■ Requirement:
Please retype the data in full and exactly; the pictures are not part of the copy.

###

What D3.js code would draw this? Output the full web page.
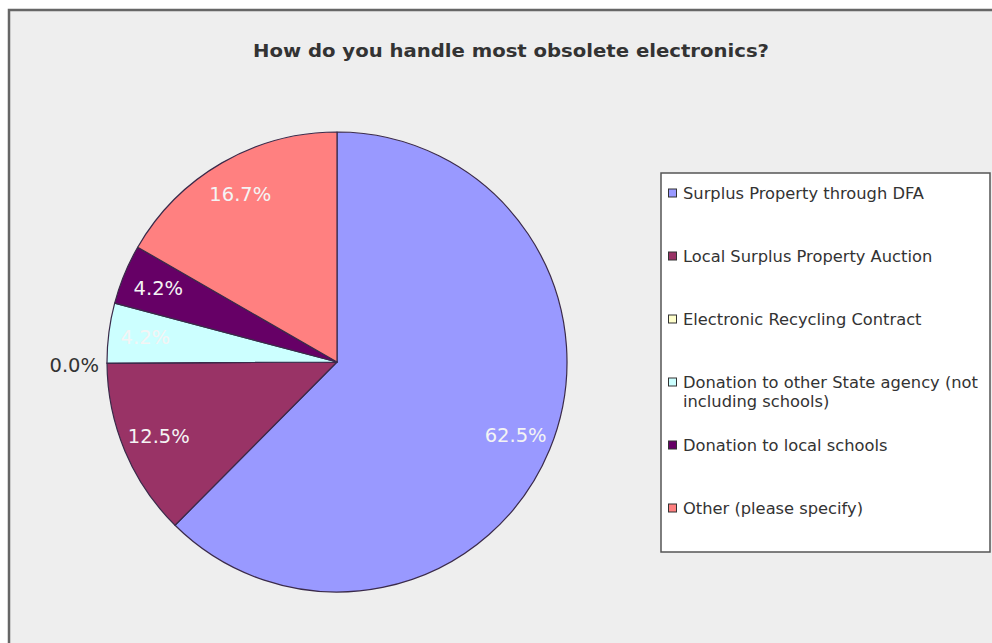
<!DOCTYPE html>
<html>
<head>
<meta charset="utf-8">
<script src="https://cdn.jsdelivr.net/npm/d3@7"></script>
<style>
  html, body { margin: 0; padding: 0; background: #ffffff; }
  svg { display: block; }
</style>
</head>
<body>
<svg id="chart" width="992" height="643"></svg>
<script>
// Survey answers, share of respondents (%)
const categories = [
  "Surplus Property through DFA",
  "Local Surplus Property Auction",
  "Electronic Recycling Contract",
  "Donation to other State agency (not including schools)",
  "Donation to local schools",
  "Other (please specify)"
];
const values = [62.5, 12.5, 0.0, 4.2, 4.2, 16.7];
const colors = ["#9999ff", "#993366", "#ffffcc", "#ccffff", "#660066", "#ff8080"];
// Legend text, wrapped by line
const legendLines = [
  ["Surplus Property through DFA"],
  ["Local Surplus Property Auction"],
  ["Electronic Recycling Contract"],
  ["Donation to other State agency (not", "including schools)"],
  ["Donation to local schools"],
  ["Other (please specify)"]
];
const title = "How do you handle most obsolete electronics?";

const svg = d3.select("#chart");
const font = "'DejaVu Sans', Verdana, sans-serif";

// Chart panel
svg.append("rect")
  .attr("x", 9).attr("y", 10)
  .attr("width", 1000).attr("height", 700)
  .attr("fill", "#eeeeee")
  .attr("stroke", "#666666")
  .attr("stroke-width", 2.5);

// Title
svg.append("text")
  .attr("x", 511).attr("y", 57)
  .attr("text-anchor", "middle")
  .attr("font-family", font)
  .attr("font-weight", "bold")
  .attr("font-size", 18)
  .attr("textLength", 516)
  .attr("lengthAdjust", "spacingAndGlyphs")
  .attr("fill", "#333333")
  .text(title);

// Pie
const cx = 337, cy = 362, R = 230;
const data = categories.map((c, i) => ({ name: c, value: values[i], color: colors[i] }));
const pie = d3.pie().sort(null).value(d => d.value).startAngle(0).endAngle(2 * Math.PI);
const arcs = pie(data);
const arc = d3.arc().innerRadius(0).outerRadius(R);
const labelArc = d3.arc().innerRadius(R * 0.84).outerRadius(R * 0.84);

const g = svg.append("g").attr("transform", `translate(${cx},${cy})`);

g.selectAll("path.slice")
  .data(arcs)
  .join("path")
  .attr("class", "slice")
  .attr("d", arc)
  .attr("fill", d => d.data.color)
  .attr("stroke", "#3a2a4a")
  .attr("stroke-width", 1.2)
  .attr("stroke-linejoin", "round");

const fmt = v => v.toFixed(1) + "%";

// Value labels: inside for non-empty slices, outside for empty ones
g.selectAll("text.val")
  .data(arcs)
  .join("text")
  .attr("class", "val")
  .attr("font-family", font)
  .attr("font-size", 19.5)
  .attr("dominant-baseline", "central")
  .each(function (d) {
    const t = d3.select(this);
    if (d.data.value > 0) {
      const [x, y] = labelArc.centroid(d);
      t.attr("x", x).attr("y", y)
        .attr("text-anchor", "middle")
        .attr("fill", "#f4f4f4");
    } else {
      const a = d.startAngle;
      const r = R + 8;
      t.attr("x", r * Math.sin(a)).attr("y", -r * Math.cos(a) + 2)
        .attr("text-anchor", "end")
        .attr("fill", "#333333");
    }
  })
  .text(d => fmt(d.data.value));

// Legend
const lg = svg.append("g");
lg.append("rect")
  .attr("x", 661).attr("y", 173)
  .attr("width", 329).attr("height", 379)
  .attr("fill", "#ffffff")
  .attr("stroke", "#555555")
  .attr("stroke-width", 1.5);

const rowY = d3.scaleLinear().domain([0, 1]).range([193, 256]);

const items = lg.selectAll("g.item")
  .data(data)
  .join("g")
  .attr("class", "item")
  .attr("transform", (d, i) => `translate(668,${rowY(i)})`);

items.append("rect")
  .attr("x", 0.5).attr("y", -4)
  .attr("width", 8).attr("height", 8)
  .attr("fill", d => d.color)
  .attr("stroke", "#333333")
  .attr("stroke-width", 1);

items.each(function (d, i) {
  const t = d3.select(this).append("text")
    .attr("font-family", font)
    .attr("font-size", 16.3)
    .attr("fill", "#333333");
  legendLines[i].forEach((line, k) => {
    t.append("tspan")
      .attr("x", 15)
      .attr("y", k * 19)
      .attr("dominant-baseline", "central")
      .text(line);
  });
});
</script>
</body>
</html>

###

■ Answer:
What D3.js code would draw this? Output the full web page.
<!DOCTYPE html>
<html>
<head>
<meta charset="utf-8">
<script src="https://cdn.jsdelivr.net/npm/d3@7"></script>
<style>
  html, body { margin: 0; padding: 0; background: #ffffff; }
  svg { display: block; }
</style>
</head>
<body>
<svg id="chart" width="992" height="643"></svg>
<script>
// Survey answers, share of respondents (%)
const categories = [
  "Surplus Property through DFA",
  "Local Surplus Property Auction",
  "Electronic Recycling Contract",
  "Donation to other State agency (not including schools)",
  "Donation to local schools",
  "Other (please specify)"
];
const values = [62.5, 12.5, 0.0, 4.2, 4.2, 16.7];
const colors = ["#9999ff", "#993366", "#ffffcc", "#ccffff", "#660066", "#ff8080"];
// Legend text, wrapped by line
const legendLines = [
  ["Surplus Property through DFA"],
  ["Local Surplus Property Auction"],
  ["Electronic Recycling Contract"],
  ["Donation to other State agency (not", "including schools)"],
  ["Donation to local schools"],
  ["Other (please specify)"]
];
const title = "How do you handle most obsolete electronics?";

const svg = d3.select("#chart");
const font = "'DejaVu Sans', Verdana, sans-serif";

// Chart panel
svg.append("rect")
  .attr("x", 9).attr("y", 10)
  .attr("width", 1000).attr("height", 700)
  .attr("fill", "#eeeeee")
  .attr("stroke", "#666666")
  .attr("stroke-width", 2.5);

// Title
svg.append("text")
  .attr("x", 511).attr("y", 57)
  .attr("text-anchor", "middle")
  .attr("font-family", font)
  .attr("font-weight", "bold")
  .attr("font-size", 18)
  .attr("textLength", 516)
  .attr("lengthAdjust", "spacingAndGlyphs")
  .attr("fill", "#333333")
  .text(title);

// Pie
const cx = 337, cy = 362, R = 230;
const data = categories.map((c, i) => ({ name: c, value: values[i], color: colors[i] }));
const pie = d3.pie().sort(null).value(d => d.value).startAngle(0).endAngle(2 * Math.PI);
const arcs = pie(data);
const arc = d3.arc().innerRadius(0).outerRadius(R);
const labelArc = d3.arc().innerRadius(R * 0.84).outerRadius(R * 0.84);

const g = svg.append("g").attr("transform", `translate(${cx},${cy})`);

g.selectAll("path.slice")
  .data(arcs)
  .join("path")
  .attr("class", "slice")
  .attr("d", arc)
  .attr("fill", d => d.data.color)
  .attr("stroke", "#3a2a4a")
  .attr("stroke-width", 1.2)
  .attr("stroke-linejoin", "round");

const fmt = v => v.toFixed(1) + "%";

// Value labels: inside for non-empty slices, outside for empty ones
g.selectAll("text.val")
  .data(arcs)
  .join("text")
  .attr("class", "val")
  .attr("font-family", font)
  .attr("font-size", 19.5)
  .attr("dominant-baseline", "central")
  .each(function (d) {
    const t = d3.select(this);
    if (d.data.value > 0) {
      const [x, y] = labelArc.centroid(d);
      t.attr("x", x).attr("y", y)
        .attr("text-anchor", "middle")
        .attr("fill", "#f4f4f4");
    } else {
      const a = d.startAngle;
      const r = R + 8;
      t.attr("x", r * Math.sin(a)).attr("y", -r * Math.cos(a) + 2)
        .attr("text-anchor", "end")
        .attr("fill", "#333333");
    }
  })
  .text(d => fmt(d.data.value));

// Legend
const lg = svg.append("g");
lg.append("rect")
  .attr("x", 661).attr("y", 173)
  .attr("width", 329).attr("height", 379)
  .attr("fill", "#ffffff")
  .attr("stroke", "#555555")
  .attr("stroke-width", 1.5);

const rowY = d3.scaleLinear().domain([0, 1]).range([193, 256]);

const items = lg.selectAll("g.item")
  .data(data)
  .join("g")
  .attr("class", "item")
  .attr("transform", (d, i) => `translate(668,${rowY(i)})`);

items.append("rect")
  .attr("x", 0.5).attr("y", -4)
  .attr("width", 8).attr("height", 8)
  .attr("fill", d => d.color)
  .attr("stroke", "#333333")
  .attr("stroke-width", 1);

items.each(function (d, i) {
  const t = d3.select(this).append("text")
    .attr("font-family", font)
    .attr("font-size", 16.3)
    .attr("fill", "#333333");
  legendLines[i].forEach((line, k) => {
    t.append("tspan")
      .attr("x", 15)
      .attr("y", k * 19)
      .attr("dominant-baseline", "central")
      .text(line);
  });
});
</script>
</body>
</html>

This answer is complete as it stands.